> PROMPT
Nothing but the lines from the line with "Give me the TikZ source for this diagram." to the line with "(9,4) rectangle (930,557);", both included, is to be repeated, and those exactly. Leave out the pictures.

Figure scripts
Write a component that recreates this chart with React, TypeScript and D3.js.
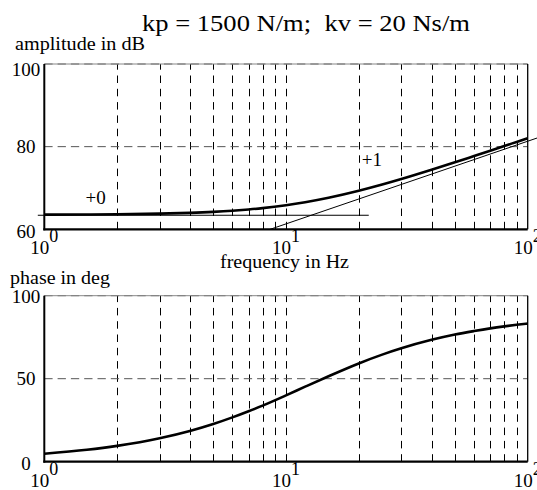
import React from 'react';
import { scaleLog, scaleLinear, line, curveMonotoneX, range } from 'd3';

// frequency samples (Hz) and the values
const freqs = [1, 1.5, 2, 3, 4, 5, 6, 7, 8, 10, 12, 15, 20, 25, 30, 40, 50, 60, 70, 80, 90, 100];
const amplitudeDb = [63.55, 63.59, 63.64, 63.79, 63.98, 64.22, 64.5, 64.81, 65.13, 65.83, 66.56, 67.64, 69.33, 70.83, 72.16, 74.4, 76.2, 77.72, 79.01, 80.14, 81.15, 82.05];
const phaseDeg = [4.79, 7.16, 9.52, 14.1, 18.5, 22.7, 26.7, 30.4, 33.8, 39.96, 45.2, 51.5, 59.2, 64.5, 68.3, 73.4, 76.6, 78.7, 80.3, 81.5, 82.45, 83.2];

// asymptotes (+0 and +1 slope)
const flatFreqs = [0.94, 22];
const flatDb = [63.4, 63.4];
const slopeFreqs = [8.6, 110];
const slopeDb = [60, 82.14];

const ampTicks = [60, 80, 100];
const phaseTicks = [0, 50, 100];
const decades = [0, 1, 2];

const serif = { fontFamily: 'Liberation Serif' };

const x = scaleLog().domain([1, 100]).range([44.3, 527.7]);
const yAmp = scaleLinear().domain([60, 100]).range([229.3, 64]);
const yPh = scaleLinear().domain([0, 100]).range([461.7, 295.7]);

// vertical gridlines at 2..9, 10, 20..90
const vGrid = [];
[1, 10].forEach(d => range(2, 11).forEach(m => vGrid.push(d * m)));
const gridFreqs = vGrid.filter(f => f < 100);

function Label({ children, ...rest }) {
  return <text style={serif} fontSize={19} {...rest}>{children}</text>;
}

function Panel({ y, ticks, labelDy, children }) {
  const [y0, y1] = y.range();
  const [x0, x1] = x.range();
  return (
    <g>
      {gridFreqs.map(f => {
        const xx = Math.round(x(f)) + 0.5;
        return (
          <line key={'v' + f} x1={xx} x2={xx} y1={y0} y2={y1}
            stroke="#000" strokeWidth={1} strokeDasharray="7.5,5.8" />
        );
      })}
      {ticks.slice(1).map(t => (
        <line key={'h' + t} x1={x0} x2={x1} y1={y(t)} y2={y(t)}
          stroke="#555" strokeWidth={1} strokeDasharray="8.3,5" />
      ))}
      <line x1={x0} x2={x1} y1={y1} y2={y1} stroke="#888" strokeWidth={1} />
      <line x1={x1} x2={x1} y1={y1} y2={y0} stroke="#000" strokeWidth={1.3} />
      <line x1={x0} x2={x0} y1={y1} y2={y0 + 1} stroke="#000" strokeWidth={2} />
      <line x1={x0 - 1} x2={x1} y1={y0} y2={y0} stroke="#000" strokeWidth={2.2} />
      {ticks.map((t, i) => (
        <Label key={'yt' + t} x={26} y={y(t) + labelDy[i]} textAnchor="middle">{t}</Label>
      ))}
      {decades.map(d => (
        <Label key={'xt' + d} x={x(Math.pow(10, d))} y={y0 + 25} textAnchor="middle">
          <tspan>10</tspan>
          <tspan dy={-12} fontSize={18}>{d}</tspan>
        </Label>
      ))}
      {children}
    </g>
  );
}

export default function App() {
  const thin = (xs, ys) => line().x((d, i) => x(xs[i])).y(d => yAmp(d))(ys);
  const ampPath = line().x((d, i) => x(freqs[i])).y(d => yAmp(d)).curve(curveMonotoneX)(amplitudeDb);
  const phPath = line().x((d, i) => x(freqs[i])).y(d => yPh(d)).curve(curveMonotoneX)(phaseDeg);

  return (
    <svg
      xmlns="http://www.w3.org/2000/svg"
      width="537"
      height="490"
      viewBox="0 0 537 490"
      style={{ position: 'absolute', left: 0, top: 0, background: '#fff' }}
    >
      <Panel y={yAmp} ticks={ampTicks} labelDy={[9, 6.5, 12]}>
        <path d={thin(flatFreqs, flatDb)} fill="none" stroke="#000" strokeWidth={1} />
        <path d={thin(slopeFreqs, slopeDb)} fill="none" stroke="#000" strokeWidth={1} />
        <path d={ampPath} fill="none" stroke="#000" strokeWidth={2.6} />
        <Label x={x(1.48)} y={yAmp(66.2)}>+0</Label>
        <Label x={x(20.6)} y={yAmp(75.4)}>+1</Label>
      </Panel>
      <Panel y={yPh} ticks={phaseTicks} labelDy={[8.5, 6.5, 7]}>
        <path d={phPath} fill="none" stroke="#000" strokeWidth={2.6} />
      </Panel>

      <text x={306} y={31} textAnchor="middle" fontSize={24} textLength={328}
        lengthAdjust="spacingAndGlyphs" style={{ ...serif, whiteSpace: 'pre' }}>
        kp = 1500 N/m;  kv = 20 Ns/m
      </text>
      <Label x={15} y={50} textLength={130} lengthAdjust="spacingAndGlyphs">amplitude in dB</Label>
      <Label x={220} y={268} textLength={129} lengthAdjust="spacingAndGlyphs">frequency in Hz</Label>
      <Label x={10} y={284} textLength={100} lengthAdjust="spacingAndGlyphs">phase in deg</Label>
    </svg>
  );
}
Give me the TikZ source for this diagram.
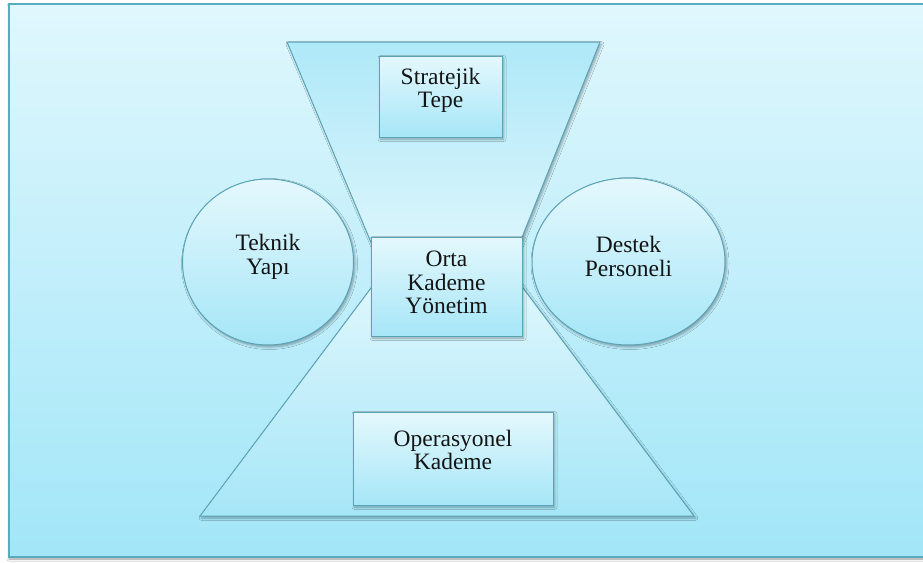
\documentclass[tikz,border=0pt]{standalone}
\usepackage{fontspec}
\setmainfont{Liberation Serif}
\usetikzlibrary{shapes.geometric,shadows.blur}

\definecolor{bgtop}{HTML}{E0F7FD}
\definecolor{bgbot}{HTML}{A2E6F8}
\definecolor{shapetop}{HTML}{E4F8FD}
\definecolor{shapebot}{HTML}{A6E6F7}
\definecolor{edgeline}{HTML}{5BA3B6}
\definecolor{frameline}{HTML}{56ADBF}
\definecolor{ink}{HTML}{141414}

\tikzset{
  softshadow/.style={blur shadow={shadow xshift=1.5pt, shadow yshift=-2pt,
      shadow blur steps=5, shadow blur radius=2.5pt, shadow opacity=35}},
  part/.style={draw=edgeline, line width=1pt, top color=shapetop,
      bottom color=shapebot, softshadow},
  levelbox/.style={part, rectangle, inner sep=0pt},
  unit/.style={part, ellipse, inner sep=0pt},
  caption/.style={align=center, text=ink, inner sep=0pt,
      font=\fontsize{23.5}{23.6}\selectfont},
}

\begin{document}
\begin{tikzpicture}[x=1pt, y=-1pt]
  \useasboundingbox (0,0) rectangle (923,562);
  \fill[white] (0,0) rectangle (923,562);

  % outer frame
  \draw[frameline, line width=1.5pt, top color=bgtop, bottom color=bgbot,
        blur shadow={shadow xshift=0pt, shadow yshift=-2pt, shadow blur steps=4,
        shadow blur radius=2pt, shadow opacity=40}]
    (9,4) rectangle (930,557);

  % upper funnel (narrows towards the middle)
  \draw[draw=edgeline, line width=1pt, top color=shapebot!90, bottom color=shapetop, softshadow]
    (287,42) -- (600,42) -- (501,290) -- (391,290) -- cycle;

  % lower funnel (widens towards the base)
  \draw[part]
    (392,260) -- (502,260) -- (694,516) -- (200,516) -- cycle;

  % side units
  \node[unit, minimum width=171pt, minimum height=166pt] (tek) at (268,262) {};
  \node[unit, minimum width=193pt, minimum height=167pt] (des) at (628.5,261.5) {};

  % management levels
  \node[levelbox, minimum width=123pt, minimum height=81pt] (str) at (440.5,96.5) {};
  \node[levelbox, minimum width=151pt, minimum height=99pt] (ort) at (446.5,286.5) {};
  \node[levelbox, minimum width=200pt, minimum height=93pt] (ope) at (453,458.5) {};

  % labels
  \node[caption] (strT) at ([yshift=6pt]str.center) {Stratejik\\Tepe};
  \node[caption] (ortT) at ([yshift=4pt]ort.center) {Orta\\Kademe\\Yönetim};
  \node[caption] (opeT) at ([yshift=8.5pt]ope.center) {Operasyonel\\Kademe};
  \node[caption] (tekT) at ([yshift=5pt]tek.center) {Teknik\\Yapı};
  \node[caption] (desT) at ([yshift=5pt]des.center) {Destek\\Personeli};
\end{tikzpicture}
\end{document}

> REPLY
Give me the TikZ source for this diagram.
\documentclass[tikz,border=0pt]{standalone}
\usepackage{fontspec}
\setmainfont{Liberation Serif}
\usetikzlibrary{shapes.geometric,shadows.blur}

\definecolor{bgtop}{HTML}{E0F7FD}
\definecolor{bgbot}{HTML}{A2E6F8}
\definecolor{shapetop}{HTML}{E4F8FD}
\definecolor{shapebot}{HTML}{A6E6F7}
\definecolor{edgeline}{HTML}{5BA3B6}
\definecolor{frameline}{HTML}{56ADBF}
\definecolor{ink}{HTML}{141414}

\tikzset{
  softshadow/.style={blur shadow={shadow xshift=1.5pt, shadow yshift=-2pt,
      shadow blur steps=5, shadow blur radius=2.5pt, shadow opacity=35}},
  part/.style={draw=edgeline, line width=1pt, top color=shapetop,
      bottom color=shapebot, softshadow},
  levelbox/.style={part, rectangle, inner sep=0pt},
  unit/.style={part, ellipse, inner sep=0pt},
  caption/.style={align=center, text=ink, inner sep=0pt,
      font=\fontsize{23.5}{23.6}\selectfont},
}

\begin{document}
\begin{tikzpicture}[x=1pt, y=-1pt]
  \useasboundingbox (0,0) rectangle (923,562);
  \fill[white] (0,0) rectangle (923,562);

  % outer frame
  \draw[frameline, line width=1.5pt, top color=bgtop, bottom color=bgbot,
        blur shadow={shadow xshift=0pt, shadow yshift=-2pt, shadow blur steps=4,
        shadow blur radius=2pt, shadow opacity=40}]
    (9,4) rectangle (930,557);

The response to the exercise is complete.